*** Records for the exercise ***
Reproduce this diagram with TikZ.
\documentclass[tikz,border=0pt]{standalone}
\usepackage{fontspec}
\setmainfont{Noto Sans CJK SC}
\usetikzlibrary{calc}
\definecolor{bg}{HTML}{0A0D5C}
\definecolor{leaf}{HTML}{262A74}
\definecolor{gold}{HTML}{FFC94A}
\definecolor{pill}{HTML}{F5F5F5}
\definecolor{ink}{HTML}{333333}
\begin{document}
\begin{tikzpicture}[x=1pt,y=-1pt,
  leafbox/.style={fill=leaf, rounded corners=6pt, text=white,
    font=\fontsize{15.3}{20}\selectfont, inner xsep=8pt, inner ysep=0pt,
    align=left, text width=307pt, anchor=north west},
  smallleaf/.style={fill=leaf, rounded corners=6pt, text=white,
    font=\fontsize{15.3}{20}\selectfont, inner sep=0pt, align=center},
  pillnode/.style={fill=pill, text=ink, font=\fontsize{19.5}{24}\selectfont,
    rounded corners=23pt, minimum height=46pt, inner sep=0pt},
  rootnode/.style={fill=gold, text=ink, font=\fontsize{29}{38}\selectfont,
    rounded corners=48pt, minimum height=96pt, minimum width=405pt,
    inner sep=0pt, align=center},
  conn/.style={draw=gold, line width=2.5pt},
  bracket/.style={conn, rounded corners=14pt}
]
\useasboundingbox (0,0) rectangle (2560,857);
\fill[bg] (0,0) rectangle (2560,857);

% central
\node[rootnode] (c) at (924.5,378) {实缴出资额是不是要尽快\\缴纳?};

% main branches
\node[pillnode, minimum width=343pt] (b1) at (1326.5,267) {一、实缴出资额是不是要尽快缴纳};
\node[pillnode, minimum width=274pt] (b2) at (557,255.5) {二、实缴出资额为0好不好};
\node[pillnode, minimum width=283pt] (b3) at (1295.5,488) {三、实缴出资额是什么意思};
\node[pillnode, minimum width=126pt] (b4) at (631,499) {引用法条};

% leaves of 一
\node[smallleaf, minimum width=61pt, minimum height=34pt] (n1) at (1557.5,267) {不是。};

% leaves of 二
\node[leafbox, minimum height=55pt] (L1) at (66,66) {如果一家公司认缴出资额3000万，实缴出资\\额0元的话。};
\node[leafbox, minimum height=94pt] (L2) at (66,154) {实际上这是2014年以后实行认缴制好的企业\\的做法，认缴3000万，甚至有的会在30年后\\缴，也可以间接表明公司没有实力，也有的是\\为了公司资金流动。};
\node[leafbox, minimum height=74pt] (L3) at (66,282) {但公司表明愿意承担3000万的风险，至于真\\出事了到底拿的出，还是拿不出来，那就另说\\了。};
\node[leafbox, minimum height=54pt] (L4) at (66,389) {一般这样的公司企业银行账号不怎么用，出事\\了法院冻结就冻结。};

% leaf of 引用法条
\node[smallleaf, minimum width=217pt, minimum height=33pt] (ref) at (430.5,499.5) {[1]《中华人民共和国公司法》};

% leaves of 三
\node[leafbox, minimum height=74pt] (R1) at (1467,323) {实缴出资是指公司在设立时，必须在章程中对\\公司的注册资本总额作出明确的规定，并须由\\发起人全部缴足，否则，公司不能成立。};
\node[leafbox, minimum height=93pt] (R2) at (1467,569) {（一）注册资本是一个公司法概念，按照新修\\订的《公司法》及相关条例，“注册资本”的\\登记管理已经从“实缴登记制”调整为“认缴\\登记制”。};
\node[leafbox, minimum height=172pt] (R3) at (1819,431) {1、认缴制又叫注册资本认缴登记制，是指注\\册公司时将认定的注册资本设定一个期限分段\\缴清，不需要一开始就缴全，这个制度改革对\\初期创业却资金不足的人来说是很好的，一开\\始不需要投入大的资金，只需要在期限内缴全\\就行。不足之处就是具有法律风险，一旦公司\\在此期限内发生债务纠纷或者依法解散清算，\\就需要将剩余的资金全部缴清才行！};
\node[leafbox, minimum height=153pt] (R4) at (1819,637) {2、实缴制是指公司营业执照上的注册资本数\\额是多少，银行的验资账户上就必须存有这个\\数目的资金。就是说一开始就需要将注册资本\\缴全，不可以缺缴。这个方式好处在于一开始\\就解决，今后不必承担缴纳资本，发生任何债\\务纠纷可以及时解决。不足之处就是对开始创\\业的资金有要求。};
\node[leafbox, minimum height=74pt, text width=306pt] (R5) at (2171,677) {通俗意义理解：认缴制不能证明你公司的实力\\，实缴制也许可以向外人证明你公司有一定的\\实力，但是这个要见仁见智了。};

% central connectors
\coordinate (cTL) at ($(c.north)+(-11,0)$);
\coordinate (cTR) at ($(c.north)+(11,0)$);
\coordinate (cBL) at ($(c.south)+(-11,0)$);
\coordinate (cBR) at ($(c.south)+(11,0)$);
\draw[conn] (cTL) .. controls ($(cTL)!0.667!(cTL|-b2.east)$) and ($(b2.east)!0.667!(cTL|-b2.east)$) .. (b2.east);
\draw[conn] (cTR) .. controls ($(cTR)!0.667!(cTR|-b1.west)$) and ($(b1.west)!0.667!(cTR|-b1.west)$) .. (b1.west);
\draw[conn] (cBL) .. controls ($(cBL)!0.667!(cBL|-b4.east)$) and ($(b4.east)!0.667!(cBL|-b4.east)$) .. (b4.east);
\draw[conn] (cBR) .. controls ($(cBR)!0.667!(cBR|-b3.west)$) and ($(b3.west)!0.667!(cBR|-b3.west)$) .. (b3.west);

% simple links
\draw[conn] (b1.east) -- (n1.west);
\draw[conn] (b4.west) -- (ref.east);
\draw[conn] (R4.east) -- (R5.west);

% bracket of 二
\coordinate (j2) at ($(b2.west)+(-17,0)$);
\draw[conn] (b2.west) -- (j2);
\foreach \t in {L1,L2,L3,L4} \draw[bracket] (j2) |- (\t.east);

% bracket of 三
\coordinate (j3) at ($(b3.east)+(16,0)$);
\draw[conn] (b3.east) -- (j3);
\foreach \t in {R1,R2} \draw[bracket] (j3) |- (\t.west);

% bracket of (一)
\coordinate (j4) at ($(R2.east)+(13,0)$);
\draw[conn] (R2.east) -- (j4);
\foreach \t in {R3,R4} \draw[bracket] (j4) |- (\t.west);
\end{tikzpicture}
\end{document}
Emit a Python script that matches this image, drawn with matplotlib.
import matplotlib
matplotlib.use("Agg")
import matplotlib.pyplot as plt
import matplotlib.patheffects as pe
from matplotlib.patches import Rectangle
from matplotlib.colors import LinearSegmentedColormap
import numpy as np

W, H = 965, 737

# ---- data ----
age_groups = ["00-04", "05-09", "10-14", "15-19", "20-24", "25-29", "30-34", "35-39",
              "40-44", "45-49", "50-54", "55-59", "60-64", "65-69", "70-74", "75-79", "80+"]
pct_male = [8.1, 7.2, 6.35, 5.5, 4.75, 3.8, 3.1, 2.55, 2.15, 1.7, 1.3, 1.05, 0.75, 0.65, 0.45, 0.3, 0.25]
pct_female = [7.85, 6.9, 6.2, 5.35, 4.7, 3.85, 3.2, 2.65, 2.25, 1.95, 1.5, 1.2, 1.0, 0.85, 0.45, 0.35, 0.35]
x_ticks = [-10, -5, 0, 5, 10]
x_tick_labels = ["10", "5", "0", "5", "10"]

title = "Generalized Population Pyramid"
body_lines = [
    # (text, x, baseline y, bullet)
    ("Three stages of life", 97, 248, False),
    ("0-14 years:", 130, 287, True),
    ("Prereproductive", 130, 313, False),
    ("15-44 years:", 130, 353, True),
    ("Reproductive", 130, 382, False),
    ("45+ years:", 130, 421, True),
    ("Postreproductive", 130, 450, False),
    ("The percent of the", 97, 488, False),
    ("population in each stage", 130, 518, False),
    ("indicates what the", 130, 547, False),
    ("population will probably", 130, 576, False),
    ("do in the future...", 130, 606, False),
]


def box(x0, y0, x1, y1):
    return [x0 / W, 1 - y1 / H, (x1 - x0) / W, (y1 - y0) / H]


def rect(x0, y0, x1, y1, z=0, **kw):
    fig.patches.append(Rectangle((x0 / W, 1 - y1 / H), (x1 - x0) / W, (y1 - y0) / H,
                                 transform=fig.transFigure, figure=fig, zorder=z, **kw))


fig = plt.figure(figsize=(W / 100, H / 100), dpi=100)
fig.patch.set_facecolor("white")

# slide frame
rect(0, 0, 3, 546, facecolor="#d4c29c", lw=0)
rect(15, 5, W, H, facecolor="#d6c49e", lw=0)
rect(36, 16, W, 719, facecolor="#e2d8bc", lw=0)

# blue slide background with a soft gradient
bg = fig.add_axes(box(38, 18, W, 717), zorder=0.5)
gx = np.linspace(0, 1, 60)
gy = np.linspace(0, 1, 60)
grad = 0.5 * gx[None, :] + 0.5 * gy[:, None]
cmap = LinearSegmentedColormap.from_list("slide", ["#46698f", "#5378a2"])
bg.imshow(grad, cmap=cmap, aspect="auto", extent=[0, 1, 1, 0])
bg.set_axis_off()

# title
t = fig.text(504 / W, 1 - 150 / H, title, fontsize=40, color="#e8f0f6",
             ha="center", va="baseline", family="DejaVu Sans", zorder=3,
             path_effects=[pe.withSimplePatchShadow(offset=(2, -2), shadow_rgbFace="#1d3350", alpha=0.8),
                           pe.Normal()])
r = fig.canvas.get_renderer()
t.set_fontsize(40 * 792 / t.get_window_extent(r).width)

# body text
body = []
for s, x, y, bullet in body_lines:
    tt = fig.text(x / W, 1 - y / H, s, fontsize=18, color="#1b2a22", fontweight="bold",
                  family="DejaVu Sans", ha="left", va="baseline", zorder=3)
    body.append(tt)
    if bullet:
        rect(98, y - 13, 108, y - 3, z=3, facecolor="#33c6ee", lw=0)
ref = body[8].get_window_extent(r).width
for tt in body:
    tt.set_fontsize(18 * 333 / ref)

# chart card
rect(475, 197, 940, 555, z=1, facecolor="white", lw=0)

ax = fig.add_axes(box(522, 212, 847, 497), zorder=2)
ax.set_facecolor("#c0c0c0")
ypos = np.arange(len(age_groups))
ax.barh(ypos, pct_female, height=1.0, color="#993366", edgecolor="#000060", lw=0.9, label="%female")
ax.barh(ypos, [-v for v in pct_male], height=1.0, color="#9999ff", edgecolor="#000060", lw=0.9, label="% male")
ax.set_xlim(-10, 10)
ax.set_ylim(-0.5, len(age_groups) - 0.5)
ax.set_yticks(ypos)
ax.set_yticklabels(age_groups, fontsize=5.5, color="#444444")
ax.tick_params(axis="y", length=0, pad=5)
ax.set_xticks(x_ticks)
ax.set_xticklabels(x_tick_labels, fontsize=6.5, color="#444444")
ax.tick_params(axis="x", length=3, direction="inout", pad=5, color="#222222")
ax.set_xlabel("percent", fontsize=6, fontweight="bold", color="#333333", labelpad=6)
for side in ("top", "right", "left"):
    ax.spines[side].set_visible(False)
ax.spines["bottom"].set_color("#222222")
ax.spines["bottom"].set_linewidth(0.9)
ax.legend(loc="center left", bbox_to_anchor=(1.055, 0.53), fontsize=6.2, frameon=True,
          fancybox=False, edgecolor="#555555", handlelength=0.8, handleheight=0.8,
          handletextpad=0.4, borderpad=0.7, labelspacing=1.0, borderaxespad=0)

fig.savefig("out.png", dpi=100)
***
■ **Exercise**
Repeat only the lines above, from the first line of the entries through the line that contains "minimum width=126pt] (b4)", including both ends.

■ **Written response**
Reproduce this diagram with TikZ.
\documentclass[tikz,border=0pt]{standalone}
\usepackage{fontspec}
\setmainfont{Noto Sans CJK SC}
\usetikzlibrary{calc}
\definecolor{bg}{HTML}{0A0D5C}
\definecolor{leaf}{HTML}{262A74}
\definecolor{gold}{HTML}{FFC94A}
\definecolor{pill}{HTML}{F5F5F5}
\definecolor{ink}{HTML}{333333}
\begin{document}
\begin{tikzpicture}[x=1pt,y=-1pt,
  leafbox/.style={fill=leaf, rounded corners=6pt, text=white,
    font=\fontsize{15.3}{20}\selectfont, inner xsep=8pt, inner ysep=0pt,
    align=left, text width=307pt, anchor=north west},
  smallleaf/.style={fill=leaf, rounded corners=6pt, text=white,
    font=\fontsize{15.3}{20}\selectfont, inner sep=0pt, align=center},
  pillnode/.style={fill=pill, text=ink, font=\fontsize{19.5}{24}\selectfont,
    rounded corners=23pt, minimum height=46pt, inner sep=0pt},
  rootnode/.style={fill=gold, text=ink, font=\fontsize{29}{38}\selectfont,
    rounded corners=48pt, minimum height=96pt, minimum width=405pt,
    inner sep=0pt, align=center},
  conn/.style={draw=gold, line width=2.5pt},
  bracket/.style={conn, rounded corners=14pt}
]
\useasboundingbox (0,0) rectangle (2560,857);
\fill[bg] (0,0) rectangle (2560,857);

% central
\node[rootnode] (c) at (924.5,378) {实缴出资额是不是要尽快\\缴纳?};

% main branches
\node[pillnode, minimum width=343pt] (b1) at (1326.5,267) {一、实缴出资额是不是要尽快缴纳};
\node[pillnode, minimum width=274pt] (b2) at (557,255.5) {二、实缴出资额为0好不好};
\node[pillnode, minimum width=283pt] (b3) at (1295.5,488) {三、实缴出资额是什么意思};
\node[pillnode, minimum width=126pt] (b4) at (631,499) {引用法条};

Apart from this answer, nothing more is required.